Lake Simcoe drains through what is known as The Narrows at its north end. The highway bridge across The Narrows was re-aligned during its recent reconstruction when 4000-year-old indigenous fishing weirs were discovered near its base. Sticks and pilings stuck in the lake bottom in the shape of a funnel had been built to corral the migrating fish to be scooped up by the natives of that time. This is now a National Historic Site and can be viewed quite readily through the clear water under the east end of the highway bridge. The clear, cool, and fast-flowing waters of The Narrows have preserved these wooden weirs over the centuries.
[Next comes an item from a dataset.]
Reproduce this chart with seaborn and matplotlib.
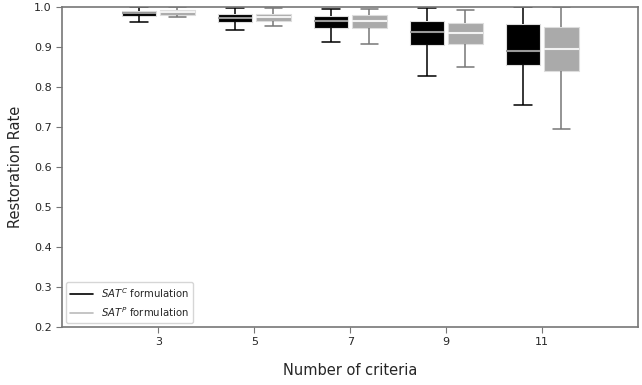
import numpy as np
import pandas as pd
import matplotlib
matplotlib.use("Agg")
import matplotlib.pyplot as plt
from matplotlib.lines import Line2D
import seaborn as sns

# values: lower whisker, q1, median, q3, upper whisker
criteria = [3, 5, 7, 9, 11]
formulations = ["SAT_C", "SAT_P"]
sat_c_stats = [
    [0.962, 0.977, 0.984, 0.991, 1.000],
    [0.942, 0.963, 0.973, 0.982, 0.998],
    [0.913, 0.948, 0.964, 0.977, 0.995],
    [0.827, 0.906, 0.937, 0.966, 0.998],
    [0.756, 0.855, 0.891, 0.957, 1.000],
]
sat_p_stats = [
    [0.974, 0.981, 0.987, 0.992, 1.000],
    [0.952, 0.966, 0.974, 0.982, 0.998],
    [0.908, 0.947, 0.966, 0.980, 0.995],
    [0.850, 0.907, 0.935, 0.959, 0.993],
    [0.695, 0.839, 0.895, 0.951, 1.000],
]
legend_labels = [r"$SAT^C$ formulation", r"$SAT^P$ formulation"]

# long form table: five values per box give exactly these quartiles
rows = []
for form, stats in zip(formulations, [sat_c_stats, sat_p_stats]):
    for n, vals in zip(criteria, stats):
        for v in vals:
            rows.append({"criteria": n, "formulation": form, "rate": v})
df = pd.DataFrame(rows)

sns.set_style("ticks")
plt.rcParams["font.family"] = ["DejaVu Sans"]

fig = plt.figure(figsize=(6.42, 3.85), dpi=100)
ax = fig.add_axes([0.097, 0.151, 0.897, 0.831])

face = {"SAT_C": "black", "SAT_P": "#aaaaaa"}
sns.boxplot(data=df, x="criteria", y="rate", hue="formulation",
            native_scale=True, dodge=True, gap=0.1, width=0.8,
            whis=(0, 100), palette=face, linewidth=1.1, legend=False, ax=ax)

line_col = {"SAT_C": "black", "SAT_P": "#777777"}
med_col = {"SAT_C": "#999999", "SAT_P": "#f2f2f2"}
for cont, form in zip(ax.containers, formulations):
    for b in cont.boxes:
        b.set_facecolor(face[form])
        b.set_edgecolor("#dddddd")
        b.set_linewidth(0.8)
    for m in cont.medians:
        m.set_color(med_col[form])
        m.set_linewidth(1.5)
    for w in cont.whiskers:
        w.set_color(line_col[form])
    for c in cont.caps:
        c.set_color(line_col[form])

ax.set_xlim(1, 13)
ax.set_ylim(0.2, 1.0)
ax.set_xticks(criteria)
ax.set_xticklabels([str(c) for c in criteria])
ax.set_yticks(np.arange(0.2, 1.01, 0.1))
ax.set_yticklabels([f"{t:.1f}" for t in np.arange(0.2, 1.01, 0.1)])
ax.tick_params(labelsize=8, length=4, color="#777777")
for s in ax.spines.values():
    s.set_visible(True)
    s.set_color("#777777")
    s.set_linewidth(1.2)

ax.set_xlabel("Number of criteria", fontsize=10.5, labelpad=11)
ax.set_ylabel("Restoration Rate", fontsize=10.5, labelpad=8)

handles = [Line2D([], [], color="black", lw=1.2),
           Line2D([], [], color="#bbbbbb", lw=1.2)]
ax.legend(handles, legend_labels, loc="lower left", fontsize=7.3,
          handlelength=2.2, borderaxespad=0.4, frameon=True)

fig.savefig("out.png", dpi=100)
The water in The Narrows flows north into Lake Couchiching with the City of Orillia on its southwest corner, home to arguably the largest transient boating marina on the TSW. Lake Couchiching drains into the Severn River at its north end and the TSW follows this river west through Sparrow Lake and to Gloucester Pool via the marine railway to Port Severn and finally to Georgian Bay and Lake Huron via Lock 45.
It indeed may have taken 87 years to complete, from 1833 to 1920, but the end result is a boater’s dream come true. And for very good reasons, the Trent-Severn Waterway has itself recently been deemed a Canadian National Historic Site.